SUPPLIED RECORDS ▸
★ ★ ★ ★ ★ ★ ★
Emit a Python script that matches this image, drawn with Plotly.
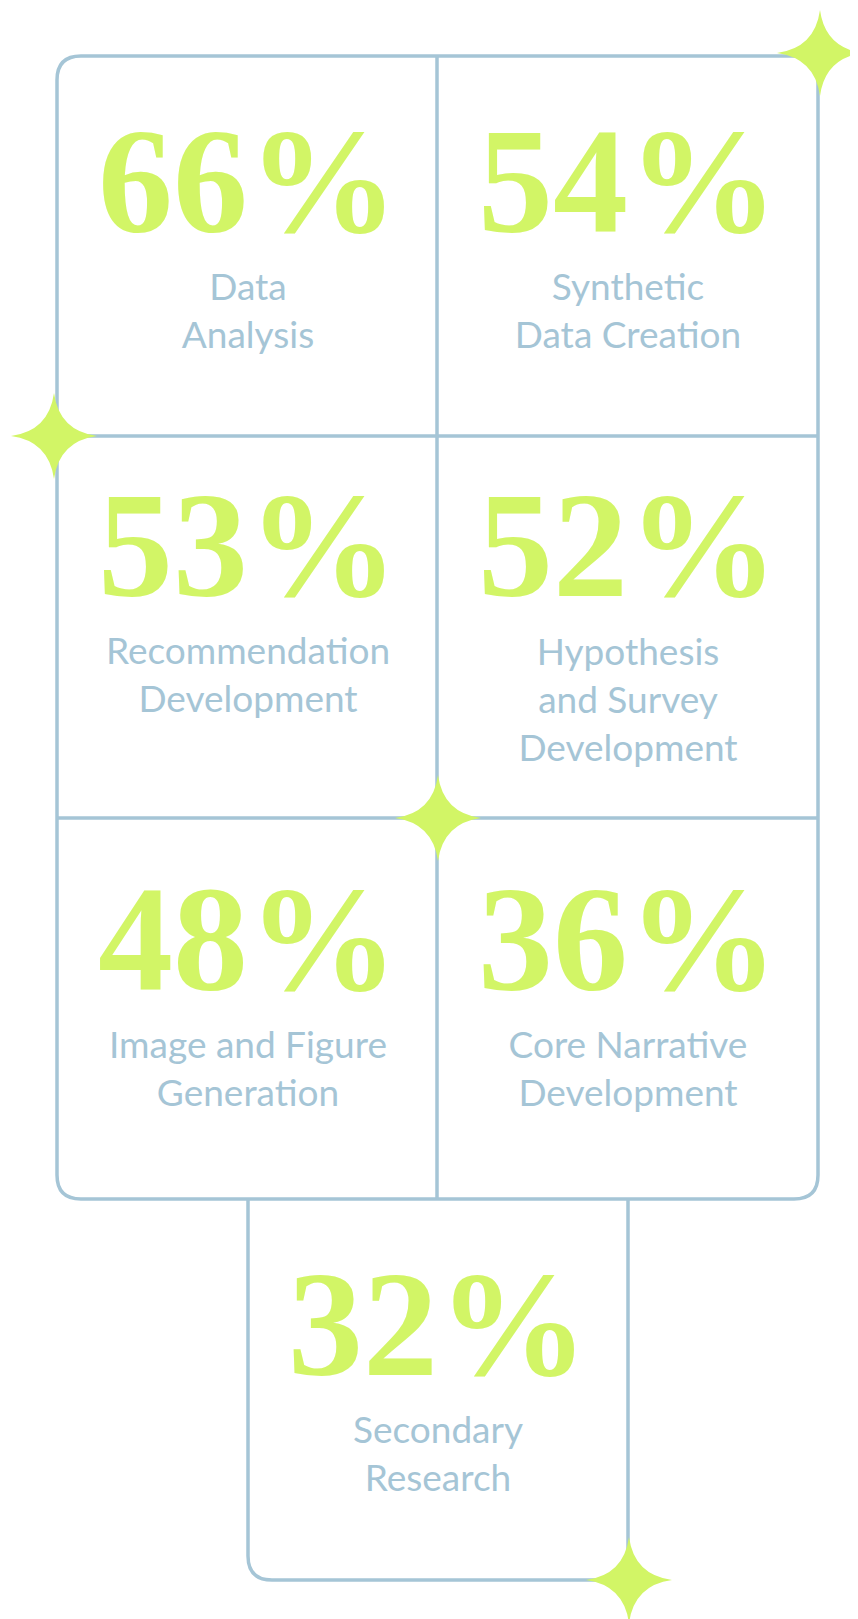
import plotly.graph_objects as go

values = ["66%", "54%", "53%", "52%", "48%", "36%", "32%"]
labels = ["Data<br>Analysis", "Synthetic<br>Data Creation", "Recommendation<br>Development",
          "Hypothesis<br>and Survey<br>Development", "Image and Figure<br>Generation",
          "Core Narrative<br>Development", "Secondary<br>Research"]
cell_x = [240, 620, 240, 620, 240, 620, 430]
cell_num_y = [186, 186, 550, 550, 944, 944, 1329]

LINE = "#a5c5d6"
GREEN = "#d2f566"

fig = go.Figure()
fig.add_trace(go.Scatter(x=cell_x, y=cell_num_y, mode="text", text=values,
                         textfont=dict(family="Liberation Serif", size=150, color=GREEN,
                                       weight="bold"),
                         hoverinfo="skip"))
lab_y = [y + 96 + 25 * (l.count("<br>")) for y, l in zip(cell_num_y, labels)]
fig.add_trace(go.Scatter(x=cell_x, y=lab_y, mode="text", text=labels,
                         textfont=dict(family="Lato", size=37, color=LINE),
                         textposition="middle center", hoverinfo="skip"))

L, R, T, B, M = 49, 810, 48, 1191, 429
R1, R2 = 428, 810
r = 24
W = 3.5
shapes = []
main = (f"M {L+r} {T} L {R} {T} L {R} {B-r} Q {R} {B} {R-r} {B} L {L+r} {B} "
        f"Q {L} {B} {L} {B-r} L {L} {T+r} Q {L} {T} {L+r} {T} Z")
shapes.append(dict(type="path", path=main, line=dict(color=LINE, width=W)))
for y in (R1, R2):
    shapes.append(dict(type="line", x0=L, x1=R, y0=y, y1=y, line=dict(color=LINE, width=W)))
shapes.append(dict(type="line", x0=M, x1=M, y0=T, y1=B, line=dict(color=LINE, width=W)))
bl, br, bb = 240, 620, 1572
bot = (f"M {bl} {B} L {bl} {bb-r} Q {bl} {bb} {bl+r} {bb} L {br-r} {bb} "
       f"Q {br} {bb} {br} {bb-r} L {br} {B}")
shapes.append(dict(type="path", path=bot, line=dict(color=LINE, width=W)))

def star(cx, cy, s):
    return (f"M {cx} {cy-s} Q {cx+s*0.12} {cy-s*0.12} {cx+s} {cy} "
            f"Q {cx+s*0.12} {cy+s*0.12} {cx} {cy+s} "
            f"Q {cx-s*0.12} {cy+s*0.12} {cx-s} {cy} "
            f"Q {cx-s*0.12} {cy-s*0.12} {cx} {cy-s} Z")
for cx, cy in [(812, 45), (46, 428), (430, 810), (621, 1572)]:
    shapes.append(dict(type="path", path=star(cx, cy, 43), fillcolor=GREEN,
                       line=dict(width=0)))

fig.update_layout(width=858, height=1619, margin=dict(l=0, r=0, t=0, b=0),
                  paper_bgcolor="white", plot_bgcolor="white", showlegend=False,
                  shapes=shapes,
                  xaxis=dict(range=[0, 858], visible=False, fixedrange=True),
                  yaxis=dict(range=[1619, 0], visible=False, fixedrange=True))
fig.write_html("out.html")
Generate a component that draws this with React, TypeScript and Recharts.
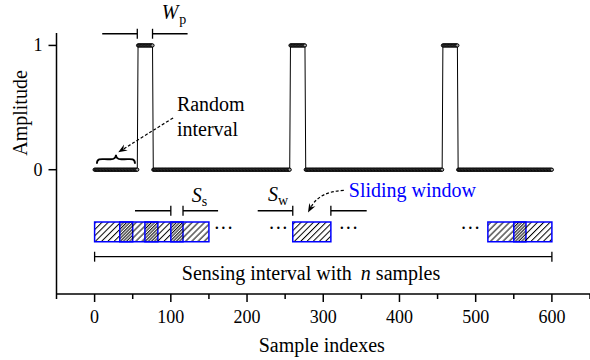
import React from "react";
import {
  LineChart, Line, XAxis, YAxis, ReferenceLine, ReferenceArea, ReferenceDot,
} from "recharts";

const FONT = '"Liberation Serif", "Times New Roman", "DejaVu Serif", serif';
const BLUE = "#0000ff";

// signal: 601 samples, three unit pulses of 20 samples
const sampleCount = 601;
const pulseStarts = [57, 257, 457];
const pulseWidth = 20;

const xTicks = [-50, 0, 50, 100, 150, 200, 250, 300, 350, 400, 450, 500, 550, 600, 650];
const yTicks = [0, 1];

// sliding windows [from, to], in samples
const windowStarts = [0, 33, 66, 100, 260, 516, 550];
const windowEnds = [50, 83, 116, 150, 310, 566, 600];
const windowTop = -0.42;
const windowBottom = -0.58;

// "..." between windows
const ellipsisAt = [169, 241, 333, 493];

const data = Array.from({ length: sampleCount }, (_, i) => ({
  i,
  amp: pulseStarts.some((s) => i >= s && i < s + pulseWidth) ? 1 : 0,
}));

const txtStyle = (size: number) => ({ fontFamily: FONT, fontSize: size });

const XTick = (props: any) => {
  const { x, y, payload } = props;
  const v = payload.value;
  const major = v % 100 === 0;
  return (
    <g>
      <line x1={x} x2={x} y1={y} y2={y + (major ? 8 : 5)} stroke="#000" strokeWidth={1.5} />
      {major && v >= 0 && v <= 600 && (
        <text x={x} y={y + 29} textAnchor="middle" style={txtStyle(18)} fill="#000">
          {v}
        </text>
      )}
    </g>
  );
};

const YTick = (props: any) => {
  const { x, y, payload } = props;
  return (
    <g>
      <line x1={x - 8} x2={x} y1={y} y2={y} stroke="#000" strokeWidth={1.5} />
      <text x={x - 14} y={y + 6} textAnchor="end" style={txtStyle(18)} fill="#000">
        {payload.value}
      </text>
    </g>
  );
};

// dashed arrow, bent by "bend" px to one side
const arrowShape = (bend: number) => (p: any) => {
  const { x1, y1, x2, y2 } = p;
  const dx = x2 - x1, dy = y2 - y1;
  const len = Math.hypot(dx, dy);
  const cx = (x1 + x2) / 2 + (-dy / len) * bend;
  const cy = (y1 + y2) / 2 + (dx / len) * bend;
  let tx = x2 - cx, ty = y2 - cy;
  const tl = Math.hypot(tx, ty);
  tx /= tl; ty /= tl;
  const hl = 9, hw = 3.5;
  const bx = x2 - tx * hl, by = y2 - ty * hl;
  const pts = `${x2},${y2} ${bx - ty * hw},${by + tx * hw} ${bx + tx * 3},${by + ty * 3} ${bx + ty * hw},${by - tx * hw}`;
  return (
    <g>
      <path d={`M${x1},${y1} Q${cx},${cy} ${bx + tx * 3},${by + ty * 3}`} fill="none" stroke="#000" strokeWidth={1.2} strokeDasharray="3 2" />
      <polygon points={pts} fill="#000" />
    </g>
  );
};

const braceShape = (p: any) => {
  const { x1, y1, x2 } = p;
  const h = 9;
  const m = (x1 + x2) / 2;
  const q = (x2 - x1) * 0.14;
  const d = `M${x1},${y1} C${x1},${y1 - h * 0.7} ${x1 + q},${y1 - h / 2} ${x1 + 2 * q},${y1 - h / 2} L${m - q},${y1 - h / 2} Q${m},${y1 - h / 2} ${m},${y1 - h} Q${m},${y1 - h / 2} ${m + q},${y1 - h / 2} L${x2 - 2 * q},${y1 - h / 2} C${x2 - q},${y1 - h / 2} ${x2},${y1 - h * 0.7} ${x2},${y1}`;
  return <path d={d} fill="none" stroke="#000" strokeWidth={1.8} />;
};

function textAt(key: string, x: number, y: number, children: React.ReactNode, extra: any = {}) {
  return (
    <ReferenceDot
      key={key}
      x={x}
      y={y}
      r={0}
      ifOverflow="visible"
      shape={(p: any) => (
        <text x={p.cx} y={p.cy} style={txtStyle(20)} fill="#000" {...extra}>
          {children}
        </text>
      )}
    />
  );
}

function seg(key: string, xa: number, ya: number, xb: number, yb: number, color = "#000") {
  return (
    <ReferenceLine
      key={key}
      segment={[{ x: xa, y: ya }, { x: xb, y: yb }]}
      stroke={color}
      strokeWidth={1.3}
      ifOverflow="visible"
    />
  );
}

// dimension marker: two arms pointing at a gap, with end ticks
function dimension(key: string, y: number, l0: number, l1: number, r0: number, r1: number) {
  const t = 0.04;
  return [
    seg(key + "a", l0, y, l1, y),
    seg(key + "b", l1, y - t, l1, y + t),
    seg(key + "c", r0, y, r1, y),
    seg(key + "d", r0, y - t, r0, y + t),
  ];
}

export default function App() {
  return (
    <div style={{ position: "absolute", left: 0, top: 0, width: 590, height: 360, background: "#fff", fontFamily: FONT }}>
      <svg width={0} height={0} style={{ position: "absolute" }}>
        <defs>
          <pattern id="hatchA" patternUnits="userSpaceOnUse" width={4.4} height={4.4} patternTransform="rotate(45)">
            <line x1={0.5} y1={0} x2={0.5} y2={4.4} stroke="#000" strokeWidth={1} />
          </pattern>
          <pattern id="hatchB" patternUnits="userSpaceOnUse" width={4.4} height={4.4} patternTransform="rotate(45)">
            <line x1={2.7} y1={0} x2={2.7} y2={4.4} stroke="#000" strokeWidth={1} />
          </pattern>
        </defs>
      </svg>
      <LineChart width={590} height={360} data={data} margin={{ top: 33, right: 0, bottom: 0, left: 0 }}>
        <XAxis
          dataKey="i"
          type="number"
          domain={[-50, 650]}
          ticks={xTicks}
          interval={0}
          height={66}
          tickSize={0}
          tickMargin={0}
          tickLine={false}
          tick={<XTick />}
          axisLine={{ stroke: "#000", strokeWidth: 1.5 }}
          allowDataOverflow
          label={{
            content: (p: any) => {
              const vb = p.viewBox;
              return (
                <text x={vb.x + vb.width / 2 - 1.5} y={vb.y + 57.5} textAnchor="middle" style={txtStyle(20)} fill="#000">
                  Sample indexes
                </text>
              );
            },
          }}
        />
        <YAxis
          type="number"
          domain={[-1, 1.1]}
          ticks={yTicks}
          interval={0}
          width={56.5}
          tickSize={0}
          tickMargin={0}
          tickLine={false}
          tick={<YTick />}
          axisLine={{ stroke: "#000", strokeWidth: 1.5 }}
          allowDataOverflow
          label={{
            content: (p: any) => {
              const vb = p.viewBox;
              const cx = vb.x + 26.5;
              const cy = 113;
              return (
                <text x={cx} y={cy} textAnchor="middle" transform={`rotate(-90, ${cx}, ${cy})`} style={txtStyle(20)} fill="#000">
                  Amplitude
                </text>
              );
            },
          }}
        />
        <Line
          type="linear"
          dataKey="amp"
          stroke="#000"
          strokeWidth={1}
          dot={{ r: 1.6, fill: "#aaa", stroke: "#000", strokeWidth: 1 }}
          activeDot={false}
          isAnimationActive={false}
        />

        {windowStarts.map((s, k) => (
          <ReferenceArea
            key={"w" + k}
            x1={s}
            x2={windowEnds[k]}
            y1={windowBottom}
            y2={windowTop}
            fill={k % 2 === 0 ? "url(#hatchA)" : "url(#hatchB)"}
            fillOpacity={1}
            stroke={BLUE}
            strokeWidth={1.5}
            ifOverflow="visible"
          />
        ))}

        {dimension("wp", 1.094, 10, 56, 76, 122)}
        {dimension("ss", -0.33, 53, 100, 116, 162)}
        {dimension("sw", -0.33, 214, 260, 310, 357)}

        {seg("sens", 0, -0.7, 600, -0.7)}
        {seg("sensL", 0, -0.74, 0, -0.66)}
        {seg("sensR", 600, -0.74, 600, -0.66)}

        <ReferenceLine segment={[{ x: 3, y: 0.048 }, { x: 53, y: 0.048 }]} ifOverflow="visible" shape={braceShape} />
        <ReferenceLine segment={[{ x: 103, y: 0.417 }, { x: 31, y: 0.14 }]} ifOverflow="visible" shape={arrowShape(0)} />
        <ReferenceLine segment={[{ x: 327, y: -0.167 }, { x: 280, y: -0.344 }]} ifOverflow="visible" shape={arrowShape(12)} />

        {textAt("rnd", 108, 0.47, "Random")}
        {textAt("int", 108, 0.275, "interval")}
        {textAt("wp", 88, 1.21, [
          <tspan key="a" fontStyle="italic">W</tspan>,
          <tspan key="b" fontSize={14} dx={1} dy={5}>p</tspan>,
        ])}
        {textAt("ss", 127.5, -0.258, [
          <tspan key="a" fontStyle="italic">S</tspan>,
          <tspan key="b" fontSize={14} dy={4}>s</tspan>,
        ])}
        {textAt("sw", 227.5, -0.25, [
          <tspan key="a" fontStyle="italic">S</tspan>,
          <tspan key="b" fontSize={14} dy={4}>w</tspan>,
        ])}
        {textAt("slide", 333.5, -0.218, "Sliding window", { fill: BLUE })}
        {textAt("sens", 114.5, -0.887, [
          <tspan key="a">Sensing interval with</tspan>,
          <tspan key="b" dx={9} fontStyle="italic">n</tspan>,
          <tspan key="c" dx={5}>samples</tspan>,
        ])}
        {ellipsisAt.map((x, k) =>
          textAt("el" + k, x, -0.524, "\u00b7\u00b7\u00b7", { textAnchor: "middle" })
        )}
      </LineChart>
    </div>
  );
}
★ ★ ★ ★ ★ ★ ★
WRITTEN REQUEST ▸
Take the stretch from the line containing "Generate a component" through the line containing "const yTicks = [0, 1];" and reproduce it exactly, both ends included. Omit the pictures.

OUTPUT FOR THIS EXERCISE ▸
Generate a component that draws this with React, TypeScript and Recharts.
import React from "react";
import {
  LineChart, Line, XAxis, YAxis, ReferenceLine, ReferenceArea, ReferenceDot,
} from "recharts";

const FONT = '"Liberation Serif", "Times New Roman", "DejaVu Serif", serif';
const BLUE = "#0000ff";

// signal: 601 samples, three unit pulses of 20 samples
const sampleCount = 601;
const pulseStarts = [57, 257, 457];
const pulseWidth = 20;

const xTicks = [-50, 0, 50, 100, 150, 200, 250, 300, 350, 400, 450, 500, 550, 600, 650];
const yTicks = [0, 1];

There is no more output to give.